Mothers should vote for Britain to stay in the European Union for the sake of their children’s future, Gordon Brown will say.
Around 500,000 new jobs can be created by opening up the single market further to British firms, according to the former Prime Minister.
Environmental cooperation across the 28-member bloc could lead to cuts in energy bills and Brussels has boosted protections for workers, he will also insist.
The EU is leading the way in rooting out tax havens and links between British and European forces are helping to stamp out terrorism, people smuggling and trafficking, the former premier will tell the Fabian Society summer conference.
He will issue a direct plea to more than nine million Labour voters as well as young people to turn out for the referendum on June 23.
“My message to young people is that Europe still is, and is more than ever, the future for jobs, environmental sustainability and fairness,” Mr Brown will say.
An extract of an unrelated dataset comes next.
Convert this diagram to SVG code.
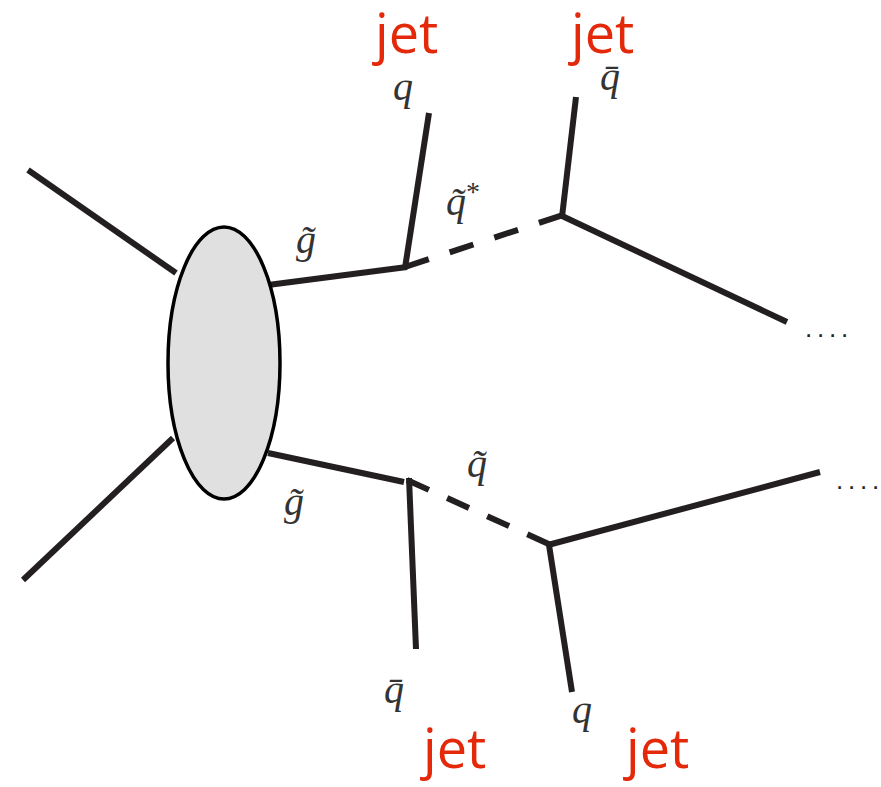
<svg xmlns="http://www.w3.org/2000/svg" width="881" height="787" viewBox="0 0 881 787">
<style>
.ln{stroke:#231f20;stroke-width:6;fill:none;stroke-linecap:butt}
.dash1{stroke-dasharray:25 22}
.dash2{stroke-dasharray:24 20}
.jet{font-family:"Open Sans","Liberation Sans",sans-serif;font-size:54px;fill:#e3290a;font-weight:500}
.m{font-family:"Liberation Serif","DejaVu Serif",serif;font-style:italic;font-size:40px;fill:#333}
.dots{font-family:"Liberation Sans",sans-serif;font-size:26px;fill:#231f20;letter-spacing:4.8px}
</style>
<rect width="881" height="787" fill="#fff"/>
<g id="connectors">
<line class="ln" x1="28" y1="170" x2="176" y2="273"/>
<line class="ln" x1="23" y1="580" x2="173" y2="438"/>
<line class="ln" x1="268" y1="285" x2="407" y2="267"/>
<line class="ln" x1="405" y1="268" x2="429" y2="113"/>
<line class="ln dash1" x1="405" y1="267" x2="563" y2="215"/>
<line class="ln" x1="562" y1="217" x2="576" y2="97"/>
<line class="ln" x1="560" y1="215" x2="787" y2="322"/>
<line class="ln" x1="268" y1="453" x2="404" y2="482"/>
<line class="ln" x1="409" y1="478" x2="416" y2="649"/>
<line class="ln dash2" x1="407" y1="480" x2="551" y2="545"/>
<line class="ln" x1="549" y1="545" x2="572" y2="692"/>
<line class="ln" x1="548" y1="545" x2="820" y2="472"/>
</g>
<g id="blob">
<ellipse cx="224" cy="363" rx="56" ry="136" fill="#e0e0e0" stroke="#000" stroke-width="3.5"/>
</g>
<g id="labels">
<text class="m" x="393" y="100">q</text>
<text class="m" x="600" y="90">q̄</text>
<text class="m" x="296" y="253">g̃</text>
<text class="m" x="446" y="215">q̃<tspan font-size="28" dy="-14" font-style="normal">*</tspan></text>
<text class="m" x="467" y="477">q̃</text>
<text class="m" x="284" y="515">g̃</text>
<text class="m" x="384" y="703">q̄</text>
<text class="m" x="572" y="723">q</text>
<text class="dots" x="805" y="337">....</text>
<text class="dots" x="836" y="489">....</text>
</g>
<g id="jets">
<text class="jet" x="375" y="53">jet</text>
<text class="jet" x="571" y="53">jet</text>
<text class="jet" x="423" y="768">jet</text>
<text class="jet" x="626" y="768">jet</text>
</g>
</svg>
“My message to mothers, worried about their children’s future, is that the biggest job creator of the next decade will be Europe’s single market.
“My message to those who feel globalisation is like an out-of-control runaway train is that only through cooperation – starting with the European Union – can we manage global change in an interdependent world in the public interest.
“This shows why the future is not ‘Britain leaving Europe to join the world’, as Brexit supporters say, but joining with the rest of Europe to lead in the world.
“The way forward lies in Britain leading in Europe, not leaving.”
The ex-Kirkcaldy and Cowdenbeath MP will tell Labour voters they should back Remain to “secure the jobs of the future” as he sets out a “positive” case for remaining part of the bloc.
He will say: “New jobs in digital, financial services and energy – areas in which Britain is a world leader – will match the jobs we have already secured in transport, aviation, food and drink and advanced manufacturing.
“The jobs of the future that will be created by the European single market will be among the highest-skilled and best-paying jobs that the next generation of young workers can obtain.
“In services alone, one estimate is that by 2030 we can deliver up to 480,000 jobs which include up to 120,000 jobs across the technical professional, information and communication and repair and servicing sectors, all areas where Britain is strong and can sell directly into European markets.”
Mr Brown will also highlight the findings of a poll by campaign group Hope Not Hate showing that Labour supporters aged 18-30 want to stay in the EU by a margin of four to one, but will warn that many risk losing their right to vote.
“It is feared as many as half of Britain’s young people may not vote. Some 30% of young people – twice the national average – are not registered to vote and many students registered at their college address risk losing the right to vote as they will not be there when ballot papers get sent out.”